Even before Shoemaker, the tide had begun to turn. In 1998 the evangelical Protestant biblical scholar Richard Bauckham traced the Assumption/Dormition traditions to “the fourth century at the latest, but perhaps considerably earlier.”
Shoemaker and others believe the earliest textual witnesses to be from the third or even second century.
So the Assumption is no more an “invention” than the Trinity, whose doctrine and vocabulary (obscure in Scripture) were elaborated slowly over the centuries.
We’re still discovering reasons it’s good to celebrate the Assumption. In 1950, the Ven. Pope Pius XII promulgated the historical fact as a religious dogma.

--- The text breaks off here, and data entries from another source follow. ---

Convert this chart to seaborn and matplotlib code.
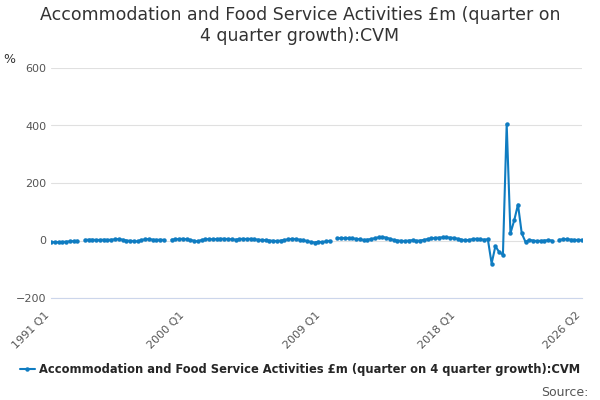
import numpy as np
import pandas as pd
import matplotlib
matplotlib.use("Agg")
import matplotlib.pyplot as plt
import seaborn as sns

nan = np.nan
# quarterly values, 1991 Q1 .. 2026 Q2 (NaN = gaps in the series)
growth = [
    -5, -6, -6, -5, -4, -3, -2, -1, nan, 2,
    3, 3, 2, 2, 3, 2, 3, 4, 5, 3,
    0, -1, -2, -3, 2, 4, 5, 3, 2, 3,
    2, nan, 3, 4, 5, 6, 4, 2, -1, -3,
    2, 4, 5, 4, 5, 6, 6, 5, 4, 3,
    5, 6, 5, 6, 4, 3, 2, 1, 0, -1,
    -2, 0, 2, 4, 6, 5, 3, 1, -2, -5,
    -7, -4, -6, -3, -1, nan, 7, 9, 8, 8,
    7, 6, 4, 2, 3, 5, 8, 11, 12, 10,
    6, 2, 0, -1, -2, 0, 1, -1, 0, 2,
    5, 7, 9, 10, 11, 11, 10, 9, 6, 3,
    1, 2, 5, 6, 4, 3, 4, -80, -20, -40,
    -50, 405, 25, 70, 125, 25, -5, 2, 0, -2,
    -1, 0, 1, 0, nan, 3, 4, 5, 3, 2,
    2, 2,
]
quarters = [f"{1991 + i // 4} Q{i % 4 + 1}" for i in range(len(growth))]
tick_labels = ["1991 Q1", "2000 Q1", "2009 Q1", "2018 Q1", "2026 Q2"]
label = "Accommodation and Food Service Activities £m (quarter on 4 quarter growth):CVM"

df = pd.DataFrame({"x": range(len(growth)), "value": growth})

sns.set_style("white")
fig, ax = plt.subplots(figsize=(6, 4), dpi=100)
ax.plot(df["x"], df["value"], color="#0f7cc1", lw=1.5, marker="o", ms=2.2,
        label=label)

ax.set_ylim(-200, 600)
ax.set_yticks([-200, 0, 200, 400, 600])
ax.yaxis.grid(True, color="#e0e0e0", lw=0.8)
ax.tick_params(axis="y", length=0, labelsize=8, colors="#555555")
ticks = [quarters.index(t) for t in tick_labels]
ax.set_xticks(ticks)
ax.set_xticklabels(tick_labels, rotation=45, ha="right", fontsize=8, color="#555555")
ax.tick_params(axis="x", length=5, color="#ccd6eb")
ax.set_xlim(ticks[0], ticks[-1])
for s in ["top", "right", "left"]:
    ax.spines[s].set_visible(False)
ax.spines["bottom"].set_color("#ccd6eb")
ax.text(-0.09, 1.02, "%", transform=ax.transAxes, fontsize=9, color="#333333")

fig.suptitle("Accommodation and Food Service Activities £m (quarter on\n4 quarter growth):CVM",
             fontsize=12.5, color="#333333", y=0.985)
fig.subplots_adjust(left=0.085, right=0.97, top=0.83, bottom=0.255)
fig.legend(loc="lower center", bbox_to_anchor=(0.5, 0.035), frameon=False,
           prop={"weight": "bold", "size": 8.3}, handlelength=1.3, handletextpad=0.4)
fig.text(0.98, 0.01, "Source:", ha="right", fontsize=9, color="#555555")
fig.savefig("out.png")
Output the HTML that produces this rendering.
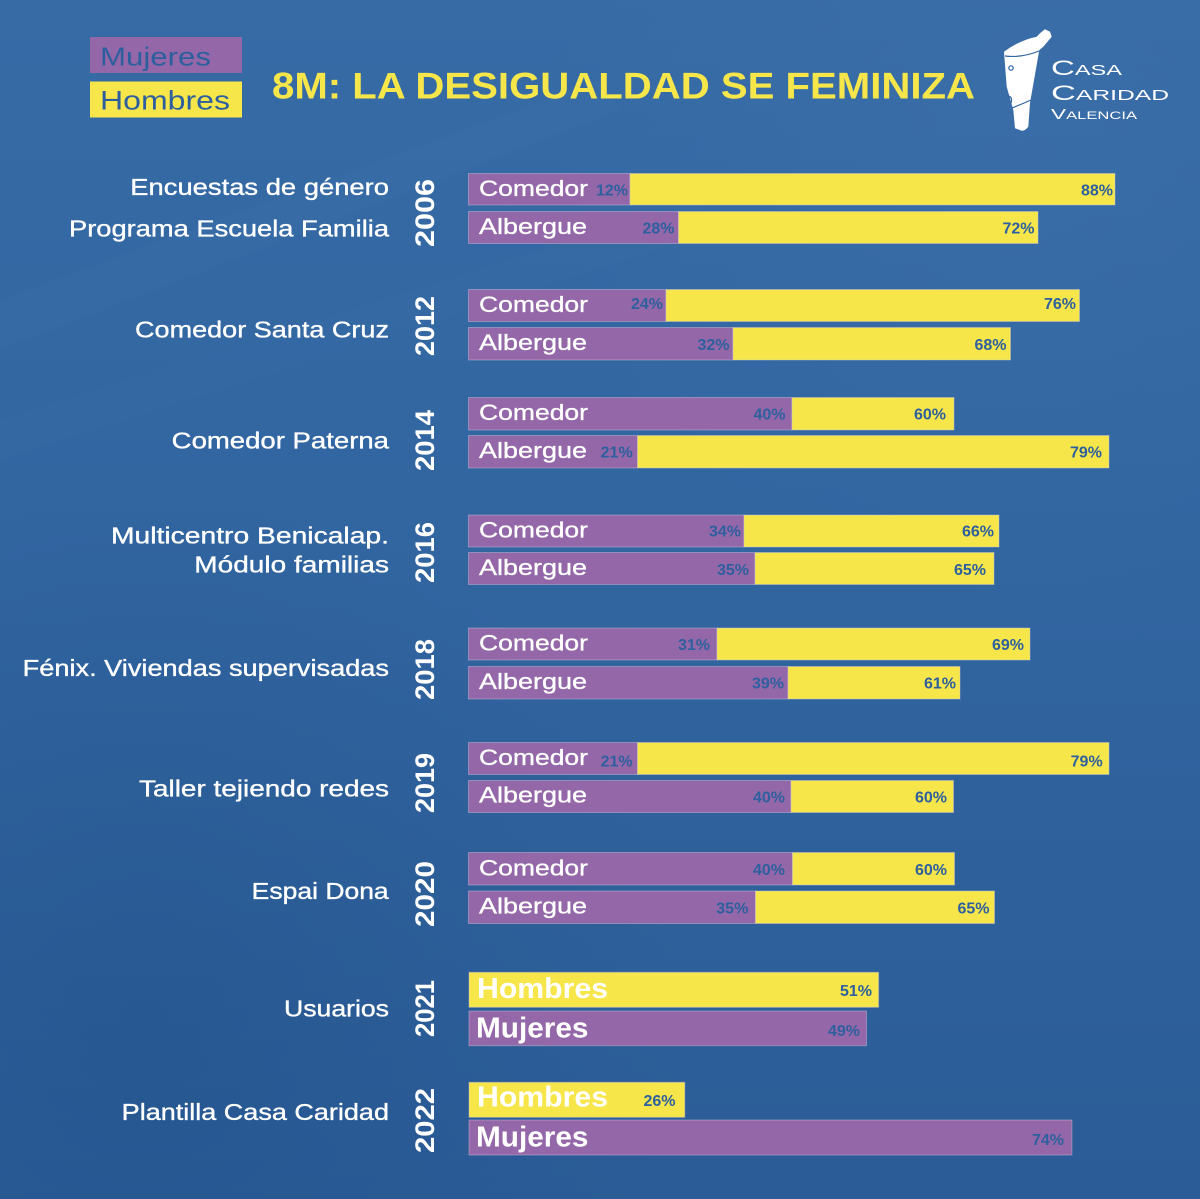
<!DOCTYPE html>
<html>
<head>
<meta charset="utf-8">
<style>
html,body{margin:0;padding:0;background:#3166a1;}
svg{display:block;}
text{font-family:"Liberation Sans",Arial,sans-serif;}
</style>
</head>
<body>
<svg width="1200" height="1199" viewBox="0 0 1200 1199" xmlns="http://www.w3.org/2000/svg">
<defs>
<linearGradient id="bg" x1="0" y1="0" x2="0" y2="1">
<stop offset="0" stop-color="#376ba6"/>
<stop offset="0.5" stop-color="#3165a0"/>
<stop offset="1" stop-color="#2b5c97"/>
</linearGradient>
<radialGradient id="bl" cx="0.12" cy="0.85" r="0.45">
<stop offset="0" stop-color="#1f4c84" stop-opacity="0.35"/>
<stop offset="1" stop-color="#1f4c84" stop-opacity="0"/>
</radialGradient>
<radialGradient id="tr" cx="0.85" cy="0.1" r="0.4">
<stop offset="0" stop-color="#4477b0" stop-opacity="0.25"/>
<stop offset="1" stop-color="#4477b0" stop-opacity="0"/>
</radialGradient>
</defs>
<rect width="1200" height="1199" fill="url(#bg)"/>
<rect width="1200" height="1199" fill="url(#bl)"/>
<rect width="1200" height="1199" fill="url(#tr)"/>
<path d="M0 300 L600 80 L620 110 L0 350 Z" fill="#4a7cb3" opacity="0.1"/>
<path d="M0 420 L700 200 L720 230 L0 460 Z" fill="#4a7cb3" opacity="0.07"/>

<!-- Legend -->
<rect x="90" y="37" width="152" height="36" fill="#9468a8"/>
<text x="100" y="65.5" font-size="26" fill="#2d5f9f" textLength="111" lengthAdjust="spacingAndGlyphs">Mujeres</text>
<rect x="90" y="81.5" width="152" height="36" fill="#f6e64a"/>
<text x="100" y="109.3" font-size="27" fill="#2d5f9f" textLength="130" lengthAdjust="spacingAndGlyphs">Hombres</text>

<!-- Title -->
<text x="272" y="98.7" font-size="37" font-weight="bold" fill="#f6e64a" textLength="703" lengthAdjust="spacingAndGlyphs">8M: LA DESIGUALDAD SE FEMINIZA</text>

<!-- Logo -->
<path d="M1004 51.7 Q1020 40 1036.7 36.7 L1040 33.3 L1045 29.3 L1050 31.7 L1051.7 36.7 L1043.3 46.7 L1039.3 50 L1030 103 L1028.3 126.7 Q1025 131 1021.7 130.7 L1015 128.3 L1013.3 110 L1006.7 86.7 Z" fill="#ffffff"/>
<path d="M1005 56 Q1022 58 1039 51" stroke="#3166a1" stroke-width="1.2" fill="none"/>
<path d="M1012 108 Q1022 104 1031 100" stroke="#3166a1" stroke-width="1.2" fill="none"/>
<circle cx="1011" cy="68" r="2.2" stroke="#3166a1" stroke-width="1.2" fill="none"/>
<path d="M1008 96 Q1013 97 1011 103" stroke="#3166a1" stroke-width="1.2" fill="none"/>
<text x="1051" y="75" font-size="21" fill="#ffffff" font-variant="small-caps" textLength="71" lengthAdjust="spacingAndGlyphs">Casa</text>
<text x="1051" y="100" font-size="21" fill="#ffffff" font-variant="small-caps" textLength="118" lengthAdjust="spacingAndGlyphs">Caridad</text>
<text x="1051" y="119" font-size="15" fill="#ffffff" font-variant="small-caps" textLength="86" lengthAdjust="spacingAndGlyphs">Valencia</text>

<!-- Left labels -->
<g font-size="23" fill="#ffffff" stroke="#ffffff" stroke-width="0.35">
<text x="130.3" y="195" textLength="258.7" lengthAdjust="spacingAndGlyphs">Encuestas de género</text>
<text x="69" y="236.5" textLength="320" lengthAdjust="spacingAndGlyphs">Programa Escuela Familia</text>
<text x="135" y="337.7" textLength="254" lengthAdjust="spacingAndGlyphs">Comedor Santa Cruz</text>
<text x="171.7" y="448.7" textLength="217.3" lengthAdjust="spacingAndGlyphs">Comedor Paterna</text>
<text x="111" y="543.3" textLength="278" lengthAdjust="spacingAndGlyphs">Multicentro Benicalap.</text>
<text x="194.3" y="572.3" textLength="194.7" lengthAdjust="spacingAndGlyphs">Módulo familias</text>
<text x="22.7" y="676" textLength="366.3" lengthAdjust="spacingAndGlyphs">Fénix. Viviendas supervisadas</text>
<text x="139" y="796.5" textLength="250" lengthAdjust="spacingAndGlyphs">Taller tejiendo redes</text>
<text x="251.7" y="899" textLength="137" lengthAdjust="spacingAndGlyphs">Espai Dona</text>
<text x="284" y="1016.7" textLength="105" lengthAdjust="spacingAndGlyphs">Usuarios</text>
<text x="121.7" y="1120" textLength="267.3" lengthAdjust="spacingAndGlyphs">Plantilla Casa Caridad</text>
</g>

<!-- Years -->
<g font-size="27" font-weight="bold" fill="#ffffff" text-anchor="middle">
<text transform="translate(434,213) rotate(-90)" textLength="68" lengthAdjust="spacingAndGlyphs">2006</text>
<text transform="translate(434,326) rotate(-90)" textLength="60" lengthAdjust="spacingAndGlyphs">2012</text>
<text transform="translate(434,440.5) rotate(-90)" textLength="61" lengthAdjust="spacingAndGlyphs">2014</text>
<text transform="translate(434,552.5) rotate(-90)" textLength="61" lengthAdjust="spacingAndGlyphs">2016</text>
<text transform="translate(434,669.5) rotate(-90)" textLength="61" lengthAdjust="spacingAndGlyphs">2018</text>
<text transform="translate(434,783) rotate(-90)" textLength="60" lengthAdjust="spacingAndGlyphs">2019</text>
<text transform="translate(434,894) rotate(-90)" textLength="66" lengthAdjust="spacingAndGlyphs">2020</text>
<text transform="translate(434,1008.5) rotate(-90)" textLength="57" lengthAdjust="spacingAndGlyphs">2021</text>
<text transform="translate(434,1120.5) rotate(-90)" textLength="65" lengthAdjust="spacingAndGlyphs">2022</text>
</g>

<!-- Bars -->
<g stroke="#c9c0d8" stroke-opacity="0.45" stroke-width="1">
<rect x="468.5" y="173.5" width="161.5" height="31.5" fill="#9468a8"/>
<rect x="630" y="173.5" width="485" height="31.5" fill="#f6e64a"/>
<rect x="468.5" y="211.5" width="210" height="32" fill="#9468a8"/>
<rect x="678.5" y="211.5" width="359.5" height="32" fill="#f6e64a"/>
<rect x="468.5" y="289.5" width="197.5" height="32" fill="#9468a8"/>
<rect x="666" y="289.5" width="413.5" height="32" fill="#f6e64a"/>
<rect x="468.5" y="327.5" width="264.5" height="32.5" fill="#9468a8"/>
<rect x="733" y="327.5" width="277.5" height="32.5" fill="#f6e64a"/>
<rect x="468.5" y="397.5" width="323.5" height="32.5" fill="#9468a8"/>
<rect x="792" y="397.5" width="162" height="32.5" fill="#f6e64a"/>
<rect x="468.5" y="435.5" width="169" height="32.5" fill="#9468a8"/>
<rect x="637.5" y="435.5" width="471.5" height="32.5" fill="#f6e64a"/>
<rect x="468.5" y="515" width="275.5" height="32" fill="#9468a8"/>
<rect x="744" y="515" width="255" height="32" fill="#f6e64a"/>
<rect x="468.5" y="552.5" width="286.5" height="32" fill="#9468a8"/>
<rect x="755" y="552.5" width="239" height="32" fill="#f6e64a"/>
<rect x="468.5" y="628" width="248.5" height="32" fill="#9468a8"/>
<rect x="717" y="628" width="313" height="32" fill="#f6e64a"/>
<rect x="468.5" y="666.5" width="319.5" height="32.5" fill="#9468a8"/>
<rect x="788" y="666.5" width="172" height="32.5" fill="#f6e64a"/>
<rect x="468.5" y="742.5" width="169" height="32" fill="#9468a8"/>
<rect x="637.5" y="742.5" width="471.5" height="32" fill="#f6e64a"/>
<rect x="468.5" y="780.5" width="322.5" height="32" fill="#9468a8"/>
<rect x="791" y="780.5" width="162.5" height="32" fill="#f6e64a"/>
<rect x="468.5" y="852.5" width="324" height="32.5" fill="#9468a8"/>
<rect x="792.5" y="852.5" width="162" height="32.5" fill="#f6e64a"/>
<rect x="468.5" y="891" width="287" height="32.5" fill="#9468a8"/>
<rect x="755.5" y="891" width="239" height="32.5" fill="#f6e64a"/>
<rect x="469" y="972.3" width="409.6" height="35" fill="#f6e64a"/>
<rect x="469" y="1011" width="397.5" height="34.7" fill="#9468a8"/>
<rect x="469" y="1082.3" width="215.8" height="35" fill="#f6e64a"/>
<rect x="469" y="1120" width="602.9" height="35" fill="#9468a8"/>
</g>

<!-- Bar labels -->
<g font-size="22" fill="#ffffff" stroke="#ffffff" stroke-width="0.3">
<text x="479" y="196" textLength="109" lengthAdjust="spacingAndGlyphs">Comedor</text>
<text x="479" y="234" textLength="108" lengthAdjust="spacingAndGlyphs">Albergue</text>
<text x="479" y="312" textLength="109" lengthAdjust="spacingAndGlyphs">Comedor</text>
<text x="479" y="350" textLength="108" lengthAdjust="spacingAndGlyphs">Albergue</text>
<text x="479" y="420" textLength="109" lengthAdjust="spacingAndGlyphs">Comedor</text>
<text x="479" y="458" textLength="108" lengthAdjust="spacingAndGlyphs">Albergue</text>
<text x="479" y="537.5" textLength="109" lengthAdjust="spacingAndGlyphs">Comedor</text>
<text x="479" y="575" textLength="108" lengthAdjust="spacingAndGlyphs">Albergue</text>
<text x="479" y="650.5" textLength="109" lengthAdjust="spacingAndGlyphs">Comedor</text>
<text x="479" y="689" textLength="108" lengthAdjust="spacingAndGlyphs">Albergue</text>
<text x="479" y="765" textLength="109" lengthAdjust="spacingAndGlyphs">Comedor</text>
<text x="479" y="802.7" textLength="108" lengthAdjust="spacingAndGlyphs">Albergue</text>
<text x="479" y="875.5" textLength="109" lengthAdjust="spacingAndGlyphs">Comedor</text>
<text x="479" y="913.5" textLength="108" lengthAdjust="spacingAndGlyphs">Albergue</text>
</g>
<g font-size="29" font-weight="bold" fill="#ffffff">
<text x="477" y="998" textLength="131" lengthAdjust="spacingAndGlyphs">Hombres</text>
<text x="476" y="1037.7" textLength="112.5" lengthAdjust="spacingAndGlyphs">Mujeres</text>
<text x="477" y="1106.7" textLength="131" lengthAdjust="spacingAndGlyphs">Hombres</text>
<text x="476" y="1146.7" textLength="112.5" lengthAdjust="spacingAndGlyphs">Mujeres</text>
</g>

<!-- Percentages -->
<g font-size="16" font-weight="bold" fill="#2e5f9e" text-anchor="end">
<text x="628" y="195.5">12%</text>
<text x="1113" y="195.5">88%</text>
<text x="674.5" y="233.3">28%</text>
<text x="1034.5" y="233.3">72%</text>
<text x="663" y="309.2">24%</text>
<text x="1076" y="309.2">76%</text>
<text x="729.5" y="350">32%</text>
<text x="1006.5" y="350">68%</text>
<text x="785.5" y="419.5">40%</text>
<text x="946" y="419.5">60%</text>
<text x="632.7" y="457.5">21%</text>
<text x="1102" y="457.5">79%</text>
<text x="741" y="536.7">34%</text>
<text x="994" y="536.7">66%</text>
<text x="749" y="575">35%</text>
<text x="986" y="575">65%</text>
<text x="710" y="650">31%</text>
<text x="1024" y="650">69%</text>
<text x="784" y="688.3">39%</text>
<text x="956" y="688.3">61%</text>
<text x="632.6" y="766.7">21%</text>
<text x="1102.7" y="766.7">79%</text>
<text x="785" y="802.7">40%</text>
<text x="947" y="802.7">60%</text>
<text x="785" y="875">40%</text>
<text x="947" y="875">60%</text>
<text x="748.3" y="913.3">35%</text>
<text x="989.5" y="913.3">65%</text>
<text x="872" y="996">51%</text>
<text x="860" y="1036">49%</text>
<text x="675.5" y="1106">26%</text>
<text x="1064" y="1145">74%</text>
</g>
</svg>
</body>
</html>
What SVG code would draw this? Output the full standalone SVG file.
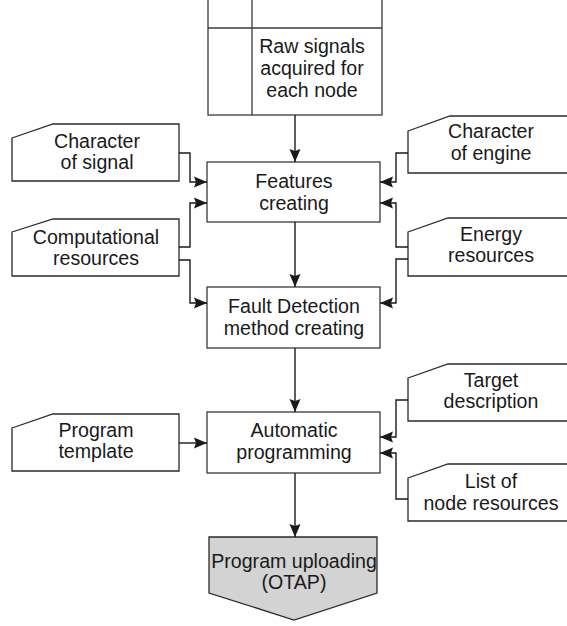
<svg xmlns="http://www.w3.org/2000/svg" width="567" height="626" viewBox="0 0 567 626">
  <defs>
    <marker id="arrow" markerUnits="userSpaceOnUse" markerWidth="14" markerHeight="12" refX="13" refY="6" orient="auto">
      <path d="M0,0.5 L13,6 L0,11.5 L2,6 Z" fill="#1a1a1a"/>
    </marker>
    <style>
      .box { fill: #ffffff; stroke: #3a3a3a; stroke-width: 1.3; }
      .card { fill: #ffffff; stroke: #2a2a2a; stroke-width: 1.3; }
      .out { fill: #d3d3d3; stroke: #2a2a2a; stroke-width: 1.3; }
      .lbl { font-family: "Liberation Sans", Arial, sans-serif; font-size: 19.6px; fill: #1a1a1a; text-anchor: middle; }
      .wire { fill: none; stroke: #1a1a1a; stroke-width: 1.4; }
      .arr { marker-end: url(#arrow); }
    </style>
  </defs>

  <!-- process column -->
  <g id="raw-signals">
    <rect class="box" x="208" y="-2" width="174" height="117"/>
    <line class="box" x1="208" y1="28" x2="382" y2="28"/>
    <line class="box" x1="252" y1="-2" x2="252" y2="115"/>
    <text class="lbl" x="312" y="53">Raw signals</text>
    <text class="lbl" x="312" y="75">acquired for</text>
    <text class="lbl" x="312" y="97">each node</text>
  </g>

  <g id="features-creating">
    <rect class="box" x="207" y="162" width="173" height="60"/>
    <text class="lbl" x="294" y="188">Features</text>
    <text class="lbl" x="294" y="210">creating</text>
  </g>

  <g id="fault-detection">
    <rect class="box" x="207" y="287" width="173" height="61"/>
    <text class="lbl" x="294" y="313">Fault Detection</text>
    <text class="lbl" x="294" y="335">method creating</text>
  </g>

  <g id="automatic-programming">
    <rect class="box" x="207" y="412" width="173" height="61"/>
    <text class="lbl" x="294" y="437">Automatic</text>
    <text class="lbl" x="294" y="459">programming</text>
  </g>

  <g id="program-uploading">
    <path class="out" d="M209,537 L377,537 L377,593 L294,620 L209,593 Z"/>
    <text class="lbl" x="294" y="568">Program uploading</text>
    <text class="lbl" x="294" y="589">(OTAP)</text>
  </g>

  <!-- left inputs -->
  <g id="character-of-signal">
    <path class="card" d="M12,138 L53,124 L179,124 L179,181 L12,181 Z"/>
    <text class="lbl" x="97" y="148">Character</text>
    <text class="lbl" x="97" y="169">of signal</text>
  </g>

  <g id="computational-resources">
    <path class="card" d="M12,232 L53,219 L179,219 L179,276 L12,276 Z"/>
    <text class="lbl" x="96" y="244">Computational</text>
    <text class="lbl" x="96" y="265">resources</text>
  </g>

  <g id="program-template">
    <path class="card" d="M12,428 L53,414 L179,414 L179,471 L12,471 Z"/>
    <text class="lbl" x="96" y="437">Program</text>
    <text class="lbl" x="96" y="458">template</text>
  </g>

  <!-- right inputs -->
  <g id="character-of-engine">
    <path class="card" d="M408,131 L450,116 L576,116 L576,173 L408,173 Z"/>
    <text class="lbl" x="491" y="138">Character</text>
    <text class="lbl" x="491" y="160">of engine</text>
  </g>

  <g id="energy-resources">
    <path class="card" d="M408,232 L448,218 L576,218 L576,276 L408,276 Z"/>
    <text class="lbl" x="491" y="241">Energy</text>
    <text class="lbl" x="491" y="262">resources</text>
  </g>

  <g id="target-description">
    <path class="card" d="M408,378 L448,364 L576,364 L576,421 L408,421 Z"/>
    <text class="lbl" x="491" y="387">Target</text>
    <text class="lbl" x="491" y="408">description</text>
  </g>

  <g id="list-of-node-resources">
    <path class="card" d="M408,478 L448,464 L576,464 L576,521 L408,521 Z"/>
    <text class="lbl" x="491" y="488">List of</text>
    <text class="lbl" x="491" y="510">node resources</text>
  </g>

  <!-- connectors -->
  <g id="connectors">
    <path class="wire arr" d="M295,115 L295,162"/>
    <path class="wire arr" d="M295,222 L295,287"/>
    <path class="wire arr" d="M295,348 L295,412"/>
    <path class="wire arr" d="M295,473 L295,537"/>

    <path class="wire arr" d="M179,153 L190,153 L190,182 L207,182"/>
    <path class="wire arr" d="M179,247 L190,247 L190,203 L207,203"/>
    <path class="wire arr" d="M179,260 L190,260 L190,303 L207,303"/>
    <path class="wire arr" d="M179,443 L207,443"/>

    <path class="wire arr" d="M408,153 L396,153 L396,182 L380,182"/>
    <path class="wire arr" d="M408,247 L396,247 L396,203 L380,203"/>
    <path class="wire arr" d="M408,259 L396,259 L396,303 L380,303"/>
    <path class="wire arr" d="M408,400 L396,400 L396,437 L380,437"/>
    <path class="wire arr" d="M408,499 L396,499 L396,453 L380,453"/>
  </g>
</svg>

The world was emerging from its second global war in a 30-year span. The Holy Father lamented that his pontificate was “weighed down by ever so many cares, anxieties, and troubles, by reason of very severe calamities that have taken place and by reason of the fact that many have strayed away from truth and virtue.”
He voiced his hope that “from meditation on the glorious example of Mary men may come to realize more and more the value of a human life entirely dedicated to fulfilling the will of the Heavenly Father and to caring for the welfare of others.”
Some 73 years later, we Christians find ourselves with a different set of cares, anxieties, troubles, and calamities. Once again, as in 1950, “many” are straying “away from truth and virtue.”
With God and history as our witnesses, we’ll celebrate the feast this year. Mary, body and soul in heaven, is the sign that God wills to unite and restore and heal whatever sin and death divide.